(EXERCISE TASK): Return all of the data exactly, with nothing left out but the pictures.

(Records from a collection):
····················
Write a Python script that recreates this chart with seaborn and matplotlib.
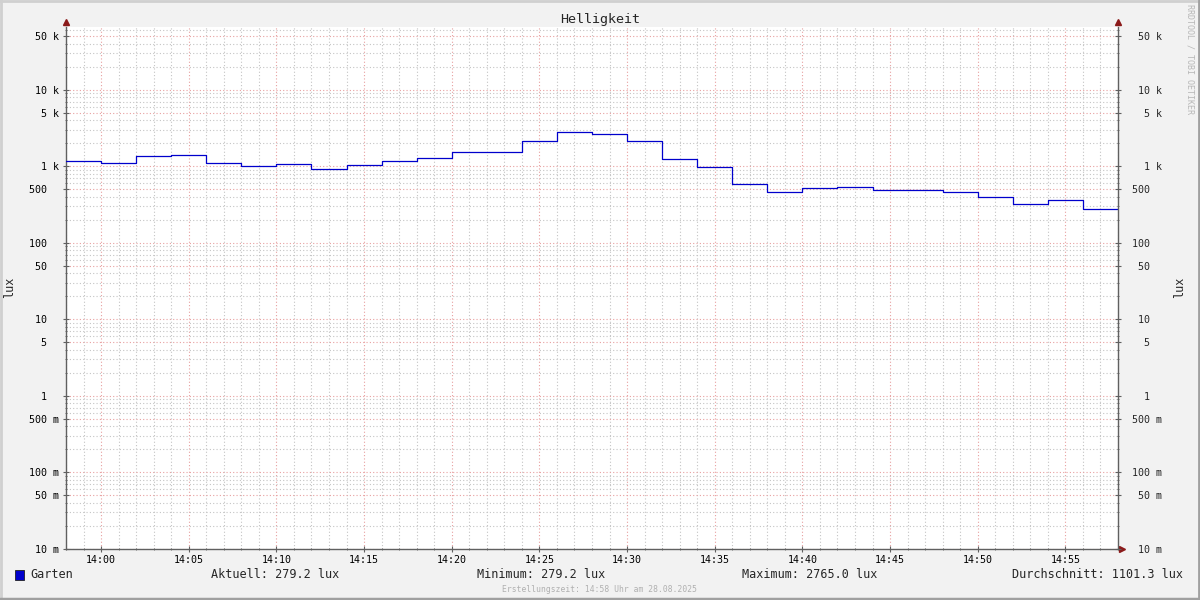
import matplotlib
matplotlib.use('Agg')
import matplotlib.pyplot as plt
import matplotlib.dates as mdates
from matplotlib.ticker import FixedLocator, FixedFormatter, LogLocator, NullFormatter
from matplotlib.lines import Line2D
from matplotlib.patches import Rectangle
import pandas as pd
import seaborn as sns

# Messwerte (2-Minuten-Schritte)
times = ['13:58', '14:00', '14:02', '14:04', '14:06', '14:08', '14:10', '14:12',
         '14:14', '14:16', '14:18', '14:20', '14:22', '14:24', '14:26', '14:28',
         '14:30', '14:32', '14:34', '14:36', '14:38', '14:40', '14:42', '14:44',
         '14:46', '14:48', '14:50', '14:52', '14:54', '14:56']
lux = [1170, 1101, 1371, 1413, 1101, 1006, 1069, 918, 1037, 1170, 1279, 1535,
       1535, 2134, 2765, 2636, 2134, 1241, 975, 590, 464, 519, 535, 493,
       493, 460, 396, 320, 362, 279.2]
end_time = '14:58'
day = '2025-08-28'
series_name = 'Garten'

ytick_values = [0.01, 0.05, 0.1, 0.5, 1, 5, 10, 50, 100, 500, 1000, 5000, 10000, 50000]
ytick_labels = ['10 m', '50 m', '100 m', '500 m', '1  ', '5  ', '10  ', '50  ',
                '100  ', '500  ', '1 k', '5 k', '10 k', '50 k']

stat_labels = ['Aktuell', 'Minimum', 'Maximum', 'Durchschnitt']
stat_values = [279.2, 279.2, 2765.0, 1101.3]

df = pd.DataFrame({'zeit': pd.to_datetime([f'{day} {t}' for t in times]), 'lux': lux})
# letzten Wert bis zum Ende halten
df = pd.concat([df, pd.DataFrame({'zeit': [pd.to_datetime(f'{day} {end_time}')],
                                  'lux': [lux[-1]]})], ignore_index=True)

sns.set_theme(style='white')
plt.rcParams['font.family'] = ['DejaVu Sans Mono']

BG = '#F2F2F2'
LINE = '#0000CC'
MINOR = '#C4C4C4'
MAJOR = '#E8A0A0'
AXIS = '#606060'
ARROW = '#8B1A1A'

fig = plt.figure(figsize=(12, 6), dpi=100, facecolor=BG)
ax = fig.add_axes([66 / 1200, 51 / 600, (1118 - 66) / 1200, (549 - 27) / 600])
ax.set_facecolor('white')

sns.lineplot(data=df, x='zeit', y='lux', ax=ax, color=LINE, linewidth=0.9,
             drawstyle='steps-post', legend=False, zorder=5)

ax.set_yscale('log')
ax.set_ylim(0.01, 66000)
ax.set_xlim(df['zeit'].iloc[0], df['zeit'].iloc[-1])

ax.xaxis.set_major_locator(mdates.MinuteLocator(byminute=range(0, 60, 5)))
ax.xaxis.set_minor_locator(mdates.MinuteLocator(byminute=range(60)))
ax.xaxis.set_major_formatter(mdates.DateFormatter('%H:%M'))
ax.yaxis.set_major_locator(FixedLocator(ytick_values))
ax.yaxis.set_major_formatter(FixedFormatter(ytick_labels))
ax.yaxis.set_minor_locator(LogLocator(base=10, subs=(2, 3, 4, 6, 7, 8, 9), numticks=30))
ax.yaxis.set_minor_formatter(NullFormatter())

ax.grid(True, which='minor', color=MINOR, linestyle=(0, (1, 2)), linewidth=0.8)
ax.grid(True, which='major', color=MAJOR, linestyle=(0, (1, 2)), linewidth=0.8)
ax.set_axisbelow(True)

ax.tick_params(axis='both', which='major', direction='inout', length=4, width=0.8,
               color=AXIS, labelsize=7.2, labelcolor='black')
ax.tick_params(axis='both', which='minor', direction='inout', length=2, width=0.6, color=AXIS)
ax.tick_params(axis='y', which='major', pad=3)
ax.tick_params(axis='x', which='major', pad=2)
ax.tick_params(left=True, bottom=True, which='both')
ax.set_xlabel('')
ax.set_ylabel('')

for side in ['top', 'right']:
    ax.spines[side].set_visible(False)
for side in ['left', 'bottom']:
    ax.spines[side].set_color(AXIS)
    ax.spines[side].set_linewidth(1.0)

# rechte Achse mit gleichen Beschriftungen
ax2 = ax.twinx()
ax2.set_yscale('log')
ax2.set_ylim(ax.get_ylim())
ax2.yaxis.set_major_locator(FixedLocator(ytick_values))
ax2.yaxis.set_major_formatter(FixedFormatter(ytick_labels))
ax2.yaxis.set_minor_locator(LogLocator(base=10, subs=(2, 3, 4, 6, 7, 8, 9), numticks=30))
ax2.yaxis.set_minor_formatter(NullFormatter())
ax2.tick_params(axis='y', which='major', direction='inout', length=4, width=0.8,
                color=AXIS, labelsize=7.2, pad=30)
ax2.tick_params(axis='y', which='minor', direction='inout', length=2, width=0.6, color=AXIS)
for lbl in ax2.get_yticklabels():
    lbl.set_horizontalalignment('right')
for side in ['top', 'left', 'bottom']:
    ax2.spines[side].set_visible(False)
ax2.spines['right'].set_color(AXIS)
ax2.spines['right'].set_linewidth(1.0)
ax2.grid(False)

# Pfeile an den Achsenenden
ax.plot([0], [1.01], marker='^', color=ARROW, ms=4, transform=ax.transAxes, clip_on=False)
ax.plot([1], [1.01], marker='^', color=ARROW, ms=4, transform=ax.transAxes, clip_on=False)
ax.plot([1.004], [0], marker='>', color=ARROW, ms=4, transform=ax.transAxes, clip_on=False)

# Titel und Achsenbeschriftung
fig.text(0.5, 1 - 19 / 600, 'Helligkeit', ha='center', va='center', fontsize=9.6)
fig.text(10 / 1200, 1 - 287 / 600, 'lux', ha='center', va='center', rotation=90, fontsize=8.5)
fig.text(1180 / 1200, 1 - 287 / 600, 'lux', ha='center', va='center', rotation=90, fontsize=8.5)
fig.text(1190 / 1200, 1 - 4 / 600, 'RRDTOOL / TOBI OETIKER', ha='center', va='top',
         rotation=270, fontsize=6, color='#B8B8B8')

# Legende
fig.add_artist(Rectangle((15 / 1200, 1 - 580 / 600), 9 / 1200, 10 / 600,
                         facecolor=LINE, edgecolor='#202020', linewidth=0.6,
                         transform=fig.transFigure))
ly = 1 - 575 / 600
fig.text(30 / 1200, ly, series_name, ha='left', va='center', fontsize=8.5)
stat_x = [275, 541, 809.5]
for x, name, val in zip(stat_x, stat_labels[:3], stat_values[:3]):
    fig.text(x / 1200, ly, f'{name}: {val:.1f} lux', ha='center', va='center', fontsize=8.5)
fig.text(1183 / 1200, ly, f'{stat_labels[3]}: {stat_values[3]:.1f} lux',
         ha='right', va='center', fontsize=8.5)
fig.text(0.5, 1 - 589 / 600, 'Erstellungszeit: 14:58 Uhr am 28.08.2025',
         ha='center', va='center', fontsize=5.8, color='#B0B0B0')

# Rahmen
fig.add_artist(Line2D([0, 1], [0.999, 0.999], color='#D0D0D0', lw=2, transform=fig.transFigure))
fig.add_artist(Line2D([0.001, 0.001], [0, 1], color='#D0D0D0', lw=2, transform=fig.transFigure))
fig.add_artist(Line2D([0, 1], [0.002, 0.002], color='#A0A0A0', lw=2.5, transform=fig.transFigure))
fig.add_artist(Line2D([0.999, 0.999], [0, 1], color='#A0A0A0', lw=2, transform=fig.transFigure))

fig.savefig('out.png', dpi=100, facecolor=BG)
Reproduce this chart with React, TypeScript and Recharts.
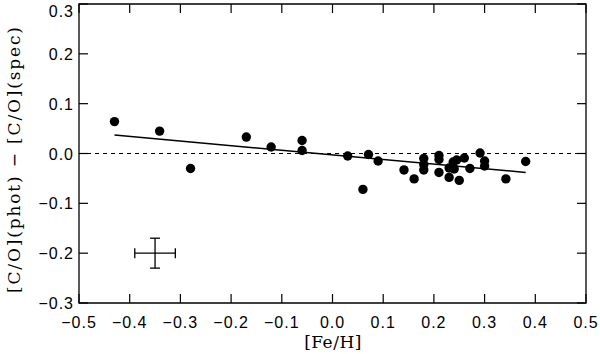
····················
(EXPECTED OUTPUT):
Write a Python script that recreates this chart with seaborn and matplotlib.
import matplotlib
matplotlib.use('Agg')
import matplotlib.pyplot as plt
import matplotlib.dates as mdates
from matplotlib.ticker import FixedLocator, FixedFormatter, LogLocator, NullFormatter
from matplotlib.lines import Line2D
from matplotlib.patches import Rectangle
import pandas as pd
import seaborn as sns

# Messwerte (2-Minuten-Schritte)
times = ['13:58', '14:00', '14:02', '14:04', '14:06', '14:08', '14:10', '14:12',
         '14:14', '14:16', '14:18', '14:20', '14:22', '14:24', '14:26', '14:28',
         '14:30', '14:32', '14:34', '14:36', '14:38', '14:40', '14:42', '14:44',
         '14:46', '14:48', '14:50', '14:52', '14:54', '14:56']
lux = [1170, 1101, 1371, 1413, 1101, 1006, 1069, 918, 1037, 1170, 1279, 1535,
       1535, 2134, 2765, 2636, 2134, 1241, 975, 590, 464, 519, 535, 493,
       493, 460, 396, 320, 362, 279.2]
end_time = '14:58'
day = '2025-08-28'
series_name = 'Garten'

ytick_values = [0.01, 0.05, 0.1, 0.5, 1, 5, 10, 50, 100, 500, 1000, 5000, 10000, 50000]
ytick_labels = ['10 m', '50 m', '100 m', '500 m', '1  ', '5  ', '10  ', '50  ',
                '100  ', '500  ', '1 k', '5 k', '10 k', '50 k']

stat_labels = ['Aktuell', 'Minimum', 'Maximum', 'Durchschnitt']
stat_values = [279.2, 279.2, 2765.0, 1101.3]

df = pd.DataFrame({'zeit': pd.to_datetime([f'{day} {t}' for t in times]), 'lux': lux})
# letzten Wert bis zum Ende halten
df = pd.concat([df, pd.DataFrame({'zeit': [pd.to_datetime(f'{day} {end_time}')],
                                  'lux': [lux[-1]]})], ignore_index=True)

sns.set_theme(style='white')
plt.rcParams['font.family'] = ['DejaVu Sans Mono']

BG = '#F2F2F2'
LINE = '#0000CC'
MINOR = '#C4C4C4'
MAJOR = '#E8A0A0'
AXIS = '#606060'
ARROW = '#8B1A1A'

fig = plt.figure(figsize=(12, 6), dpi=100, facecolor=BG)
ax = fig.add_axes([66 / 1200, 51 / 600, (1118 - 66) / 1200, (549 - 27) / 600])
ax.set_facecolor('white')

sns.lineplot(data=df, x='zeit', y='lux', ax=ax, color=LINE, linewidth=0.9,
             drawstyle='steps-post', legend=False, zorder=5)

ax.set_yscale('log')
ax.set_ylim(0.01, 66000)
ax.set_xlim(df['zeit'].iloc[0], df['zeit'].iloc[-1])

ax.xaxis.set_major_locator(mdates.MinuteLocator(byminute=range(0, 60, 5)))
ax.xaxis.set_minor_locator(mdates.MinuteLocator(byminute=range(60)))
ax.xaxis.set_major_formatter(mdates.DateFormatter('%H:%M'))
ax.yaxis.set_major_locator(FixedLocator(ytick_values))
ax.yaxis.set_major_formatter(FixedFormatter(ytick_labels))
ax.yaxis.set_minor_locator(LogLocator(base=10, subs=(2, 3, 4, 6, 7, 8, 9), numticks=30))
ax.yaxis.set_minor_formatter(NullFormatter())

ax.grid(True, which='minor', color=MINOR, linestyle=(0, (1, 2)), linewidth=0.8)
ax.grid(True, which='major', color=MAJOR, linestyle=(0, (1, 2)), linewidth=0.8)
ax.set_axisbelow(True)

ax.tick_params(axis='both', which='major', direction='inout', length=4, width=0.8,
               color=AXIS, labelsize=7.2, labelcolor='black')
ax.tick_params(axis='both', which='minor', direction='inout', length=2, width=0.6, color=AXIS)
ax.tick_params(axis='y', which='major', pad=3)
ax.tick_params(axis='x', which='major', pad=2)
ax.tick_params(left=True, bottom=True, which='both')
ax.set_xlabel('')
ax.set_ylabel('')

for side in ['top', 'right']:
    ax.spines[side].set_visible(False)
for side in ['left', 'bottom']:
    ax.spines[side].set_color(AXIS)
    ax.spines[side].set_linewidth(1.0)

# rechte Achse mit gleichen Beschriftungen
ax2 = ax.twinx()
ax2.set_yscale('log')
ax2.set_ylim(ax.get_ylim())
ax2.yaxis.set_major_locator(FixedLocator(ytick_values))
ax2.yaxis.set_major_formatter(FixedFormatter(ytick_labels))
ax2.yaxis.set_minor_locator(LogLocator(base=10, subs=(2, 3, 4, 6, 7, 8, 9), numticks=30))
ax2.yaxis.set_minor_formatter(NullFormatter())
ax2.tick_params(axis='y', which='major', direction='inout', length=4, width=0.8,
                color=AXIS, labelsize=7.2, pad=30)
ax2.tick_params(axis='y', which='minor', direction='inout', length=2, width=0.6, color=AXIS)
for lbl in ax2.get_yticklabels():
    lbl.set_horizontalalignment('right')
for side in ['top', 'left', 'bottom']:
    ax2.spines[side].set_visible(False)
ax2.spines['right'].set_color(AXIS)
ax2.spines['right'].set_linewidth(1.0)
ax2.grid(False)

# Pfeile an den Achsenenden
ax.plot([0], [1.01], marker='^', color=ARROW, ms=4, transform=ax.transAxes, clip_on=False)
ax.plot([1], [1.01], marker='^', color=ARROW, ms=4, transform=ax.transAxes, clip_on=False)
ax.plot([1.004], [0], marker='>', color=ARROW, ms=4, transform=ax.transAxes, clip_on=False)

# Titel und Achsenbeschriftung
fig.text(0.5, 1 - 19 / 600, 'Helligkeit', ha='center', va='center', fontsize=9.6)
fig.text(10 / 1200, 1 - 287 / 600, 'lux', ha='center', va='center', rotation=90, fontsize=8.5)
fig.text(1180 / 1200, 1 - 287 / 600, 'lux', ha='center', va='center', rotation=90, fontsize=8.5)
fig.text(1190 / 1200, 1 - 4 / 600, 'RRDTOOL / TOBI OETIKER', ha='center', va='top',
         rotation=270, fontsize=6, color='#B8B8B8')

# Legende
fig.add_artist(Rectangle((15 / 1200, 1 - 580 / 600), 9 / 1200, 10 / 600,
                         facecolor=LINE, edgecolor='#202020', linewidth=0.6,
                         transform=fig.transFigure))
ly = 1 - 575 / 600
fig.text(30 / 1200, ly, series_name, ha='left', va='center', fontsize=8.5)
stat_x = [275, 541, 809.5]
for x, name, val in zip(stat_x, stat_labels[:3], stat_values[:3]):
    fig.text(x / 1200, ly, f'{name}: {val:.1f} lux', ha='center', va='center', fontsize=8.5)
fig.text(1183 / 1200, ly, f'{stat_labels[3]}: {stat_values[3]:.1f} lux',
         ha='right', va='center', fontsize=8.5)
fig.text(0.5, 1 - 589 / 600, 'Erstellungszeit: 14:58 Uhr am 28.08.2025',
         ha='center', va='center', fontsize=5.8, color='#B0B0B0')

# Rahmen
fig.add_artist(Line2D([0, 1], [0.999, 0.999], color='#D0D0D0', lw=2, transform=fig.transFigure))
fig.add_artist(Line2D([0.001, 0.001], [0, 1], color='#D0D0D0', lw=2, transform=fig.transFigure))
fig.add_artist(Line2D([0, 1], [0.002, 0.002], color='#A0A0A0', lw=2.5, transform=fig.transFigure))
fig.add_artist(Line2D([0.999, 0.999], [0, 1], color='#A0A0A0', lw=2, transform=fig.transFigure))

fig.savefig('out.png', dpi=100, facecolor=BG)
Reproduce this chart with React, TypeScript and Recharts.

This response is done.